Le Comité de liaison discute aussi des finalités d’une école de devoirs. Le risque est de conforter le système scolaire et d’être un palliatif à l’incapacité de l’école de développer une politique d’égalité des chances. Ne devrait-elle pas se concentrer sur les alternatives pédagogiques et viser l’autonomie des enfants et des valeurs comme la collaboration plutôt que la compétition pour la réussite scolaire ou dans la vie ? Finalement, ne faut-il pas plutôt lutter au sein de l’école pour que les pédagogues, dont c’est le métier, aient l’obligation de mener chaque enfant à son rythme le plus loin possible sur le chemin de la réussite ? Le Comité décide de consacrer une nouvelle journée d’étude aux pédagogies de libération comme alternatives aux pédagogies de compensation.
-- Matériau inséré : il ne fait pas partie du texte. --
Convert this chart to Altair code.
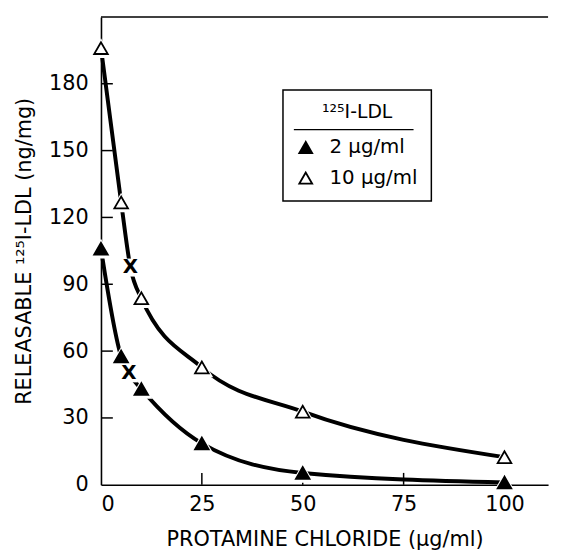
import altair as alt
import pandas as pd

# ---- data ----
series_names = ["2 µg/ml", "10 µg/ml"]
conc = [0, 5, 10, 25, 50, 100]
low_vals = [106, 57.6, 43, 18.6, 5.3, 1.0]
high_vals = [196, 126.7, 83.7, 52.7, 32.8, 12.4]

# "X" marked points lying on the curves
x_mark_conc = [6.9, 7.3]
x_mark_vals = [50.0, 97.5]
x_mark_series = ["2 µg/ml", "10 µg/ml"]

x_tick_vals = [0, 25, 50, 75, 100]
y_tick_vals = [0, 30, 60, 90, 120, 150, 180]
inner_x_ticks = [25, 50, 75]
inner_y_ticks = [30, 60, 90, 120, 150, 180]

W, H = 452, 473
XMAX, YMAX = 110.8, 210
FONT = "DejaVu Sans"

# ---- tables ----
pts = pd.DataFrame(
    [{"conc": c, "val": v, "series": series_names[0]} for c, v in zip(conc, low_vals)]
    + [{"conc": c, "val": v, "series": series_names[1]} for c, v in zip(conc, high_vals)]
)
xm = pd.DataFrame({"conc": x_mark_conc, "val": x_mark_vals, "series": x_mark_series})
line_df = pd.concat([pts, xm]).sort_values(["series", "conc"])

xscale = alt.Scale(domain=[0, XMAX], nice=False, zero=False)
yscale = alt.Scale(domain=[0, YMAX], nice=False)

xenc = alt.X(
    "conc:Q", scale=xscale,
    axis=alt.Axis(values=x_tick_vals, ticks=False, grid=False, domainColor="black",
                  domainWidth=1.6, labelFontSize=21, labelFont=FONT, labelColor="black",
                  labelPadding=9, title="PROTAMINE CHLORIDE (µg/ml)", titleFont=FONT,
                  titleFontSize=21, titleFontWeight="normal", titleColor="black",
                  titlePadding=14),
)
yenc = alt.Y(
    "val:Q", scale=yscale,
    axis=alt.Axis(values=y_tick_vals, ticks=False, grid=False, domainColor="black",
                  domainWidth=1.6, labelFontSize=21, labelFont=FONT, labelColor="black",
                  labelPadding=13, title="RELEASABLE ¹²⁵I-LDL (ng/mg)", titleFont=FONT,
                  titleFontSize=21, titleFontWeight="normal", titleColor="black",
                  titlePadding=14),
)

lines = alt.Chart(line_df).mark_line(
    color="black", strokeWidth=4, interpolate="monotone"
).encode(x=xenc, y=yenc, detail="series:N")

halo = alt.Chart(pts).mark_point(
    shape="triangle-up", filled=True, color="white", size=520, opacity=1
).encode(x=alt.X("conc:Q", scale=xscale), y=alt.Y("val:Q", scale=yscale))

LEG = alt.Legend(title="¹²⁵I-LDL")
markers = alt.Chart(pts).mark_point(
    size=190, strokeWidth=1.8, opacity=1, filled=True
).encode(
    x=alt.X("conc:Q", scale=xscale),
    y=alt.Y("val:Q", scale=yscale),
    shape=alt.Shape("series:N", scale=alt.Scale(domain=series_names,
                                                range=["triangle-up", "triangle-up"]),
                    legend=LEG),
    fill=alt.Fill("series:N", scale=alt.Scale(domain=series_names, range=["black", "white"]),
                  legend=LEG),
    stroke=alt.Stroke("series:N", scale=alt.Scale(domain=series_names, range=["black", "black"]),
                      legend=LEG),
)

xhalo = alt.Chart(xm).mark_point(
    shape="square", filled=True, color="white", size=330, opacity=1
).encode(x=alt.X("conc:Q", scale=xscale), y=alt.Y("val:Q", scale=yscale))

xtext = alt.Chart(xm).mark_text(
    text="X", font=FONT, fontSize=20, fontWeight="bold", color="black", baseline="middle"
).encode(x=alt.X("conc:Q", scale=xscale), y=alt.Y("val:Q", scale=yscale))

xt = alt.Chart(pd.DataFrame({"t": inner_x_ticks})).mark_rule(
    color="black", strokeWidth=1.5
).encode(x=alt.X("t:Q", scale=xscale), y=alt.value(H), y2=alt.value(H - 12))

yt = alt.Chart(pd.DataFrame({"t": inner_y_ticks})).mark_rule(
    color="black", strokeWidth=1.5
).encode(y=alt.Y("t:Q", scale=yscale), x=alt.value(0), x2=alt.value(12))

top = alt.Chart(pd.DataFrame({"t": [YMAX]})).mark_rule(
    color="black", strokeWidth=1.6
).encode(y=alt.Y("t:Q", scale=yscale), x=alt.value(0), x2=alt.value(W))

underline = alt.Chart(pd.DataFrame({"t": [0]})).mark_rule(
    color="black", strokeWidth=1.4
).encode(x=alt.value(195), x2=alt.value(316), y=alt.value(114))

chart = alt.layer(
    top, xt, yt, lines, halo, xhalo, markers, xtext, underline
).properties(width=W, height=H).configure_view(stroke=None).configure_legend(
    orient="none", legendX=184, legendY=74, strokeColor="black", strokeWidth=1.5,
    padding=13, titleFont=FONT, titleFontSize=19, titleFontWeight="normal",
    titleColor="black", titleAnchor="middle", titlePadding=16,
    labelFont=FONT, labelFontSize=20, labelColor="black", symbolSize=170,
    symbolStrokeWidth=1.8, rowPadding=11, labelOffset=14,
    symbolType="triangle-up",
)

chart.save("out.html", embed_options={"renderer": "svg", "actions": False})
En filigrane, c’est la dimension politique des écoles de devoirs qui est interrogée.
15 mai 1977 : La pédagogie de la libération
La deuxième journée de rencontre des écoles alternatives en quartier populaire est consacrée à la pédagogie de la libération. Elle se déroule le 15 mai 1977 à la Maison de quartier des Quais au n° 67, rue d’Ophem à Bruxelles, et a comme partenaire le Groupe d’action Bruxelles-sur-Senne. Sont invités les animateurs d’écoles de devoirs, mais également les moniteurs en alphabétisation, les militants des mouvements d’éducation populaire, les enseignants, etc.[5] La veille, le samedi 14 mai dans l’après-midi, une animation « L’École en folie » est réservée aux enfants fréquentant les écoles de devoirs[6]. Les activités proposées sont multiples : des expositions de dessins d’enfants, des ateliers (créer des dessins pour illustrer les mots, inventer des histoires et les mettre en diapositive), les ombres chinoises, des déguisements, la projection de dessins animés, etc. Rosa Collet[7] et Renée Ponette, animatrice bénévole à l’école de devoirs Rasquinet, dans le quartier Josaphat à Schaerbeek, en sont les chevilles ouvrières.